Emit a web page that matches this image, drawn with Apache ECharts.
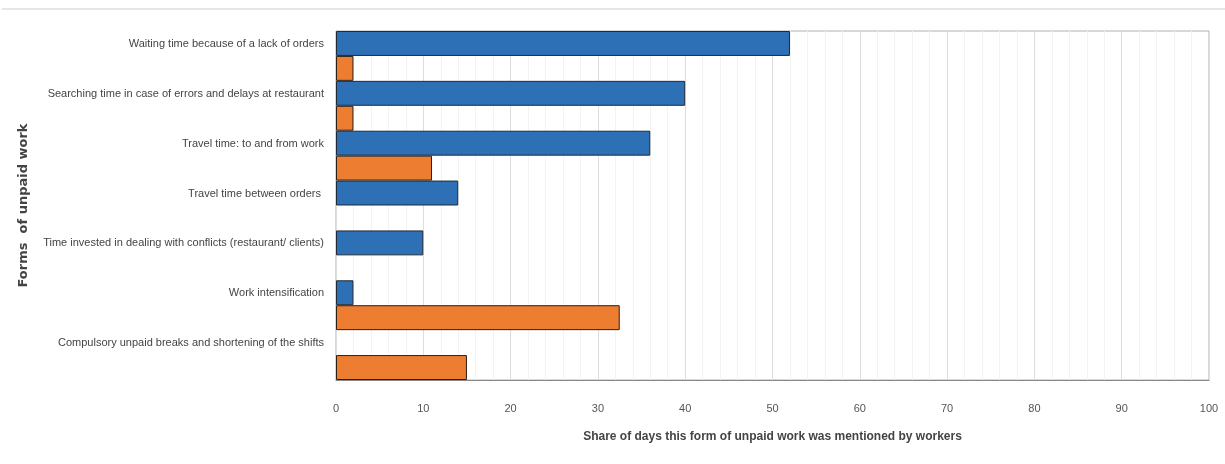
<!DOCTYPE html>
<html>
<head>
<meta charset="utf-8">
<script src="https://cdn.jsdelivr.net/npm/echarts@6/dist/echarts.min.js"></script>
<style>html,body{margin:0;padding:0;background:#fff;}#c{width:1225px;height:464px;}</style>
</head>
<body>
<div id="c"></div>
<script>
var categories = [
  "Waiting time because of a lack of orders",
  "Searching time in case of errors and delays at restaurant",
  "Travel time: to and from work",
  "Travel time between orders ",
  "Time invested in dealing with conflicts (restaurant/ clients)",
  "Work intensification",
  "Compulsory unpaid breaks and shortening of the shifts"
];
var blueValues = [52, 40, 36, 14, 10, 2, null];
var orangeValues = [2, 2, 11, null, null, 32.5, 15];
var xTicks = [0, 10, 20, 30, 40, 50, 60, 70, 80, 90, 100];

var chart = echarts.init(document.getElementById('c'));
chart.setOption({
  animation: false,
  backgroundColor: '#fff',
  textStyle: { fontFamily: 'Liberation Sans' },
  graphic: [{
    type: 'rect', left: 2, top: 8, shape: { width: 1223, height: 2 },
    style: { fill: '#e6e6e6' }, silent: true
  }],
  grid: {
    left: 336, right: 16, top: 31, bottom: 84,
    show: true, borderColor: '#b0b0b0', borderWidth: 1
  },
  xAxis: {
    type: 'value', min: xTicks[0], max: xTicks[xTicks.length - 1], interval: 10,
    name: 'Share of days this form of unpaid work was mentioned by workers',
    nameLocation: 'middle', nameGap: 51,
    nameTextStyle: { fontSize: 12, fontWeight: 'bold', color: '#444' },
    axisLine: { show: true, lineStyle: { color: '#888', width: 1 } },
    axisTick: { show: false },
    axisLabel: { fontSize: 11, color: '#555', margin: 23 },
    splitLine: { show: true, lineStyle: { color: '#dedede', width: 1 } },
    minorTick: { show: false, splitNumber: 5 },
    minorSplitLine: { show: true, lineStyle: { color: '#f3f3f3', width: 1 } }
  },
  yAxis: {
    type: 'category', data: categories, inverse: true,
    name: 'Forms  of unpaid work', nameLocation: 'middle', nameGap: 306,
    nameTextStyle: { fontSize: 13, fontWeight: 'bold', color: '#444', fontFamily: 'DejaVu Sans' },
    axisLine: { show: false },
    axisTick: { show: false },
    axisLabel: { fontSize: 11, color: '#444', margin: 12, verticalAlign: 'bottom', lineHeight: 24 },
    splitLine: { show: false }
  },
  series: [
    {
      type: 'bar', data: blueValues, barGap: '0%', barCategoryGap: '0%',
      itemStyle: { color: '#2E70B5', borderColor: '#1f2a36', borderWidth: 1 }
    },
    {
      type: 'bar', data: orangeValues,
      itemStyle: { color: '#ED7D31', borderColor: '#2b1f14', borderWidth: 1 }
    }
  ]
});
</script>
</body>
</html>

==========

_Given exercise:_
Write down every line from the opening of the listing to the line with "80, 90, 100];", both included, and nothing else; the pictures are omitted.

_Solved problem:_
Emit a web page that matches this image, drawn with Apache ECharts.
<!DOCTYPE html>
<html>
<head>
<meta charset="utf-8">
<script src="https://cdn.jsdelivr.net/npm/echarts@6/dist/echarts.min.js"></script>
<style>html,body{margin:0;padding:0;background:#fff;}#c{width:1225px;height:464px;}</style>
</head>
<body>
<div id="c"></div>
<script>
var categories = [
  "Waiting time because of a lack of orders",
  "Searching time in case of errors and delays at restaurant",
  "Travel time: to and from work",
  "Travel time between orders ",
  "Time invested in dealing with conflicts (restaurant/ clients)",
  "Work intensification",
  "Compulsory unpaid breaks and shortening of the shifts"
];
var blueValues = [52, 40, 36, 14, 10, 2, null];
var orangeValues = [2, 2, 11, null, null, 32.5, 15];
var xTicks = [0, 10, 20, 30, 40, 50, 60, 70, 80, 90, 100];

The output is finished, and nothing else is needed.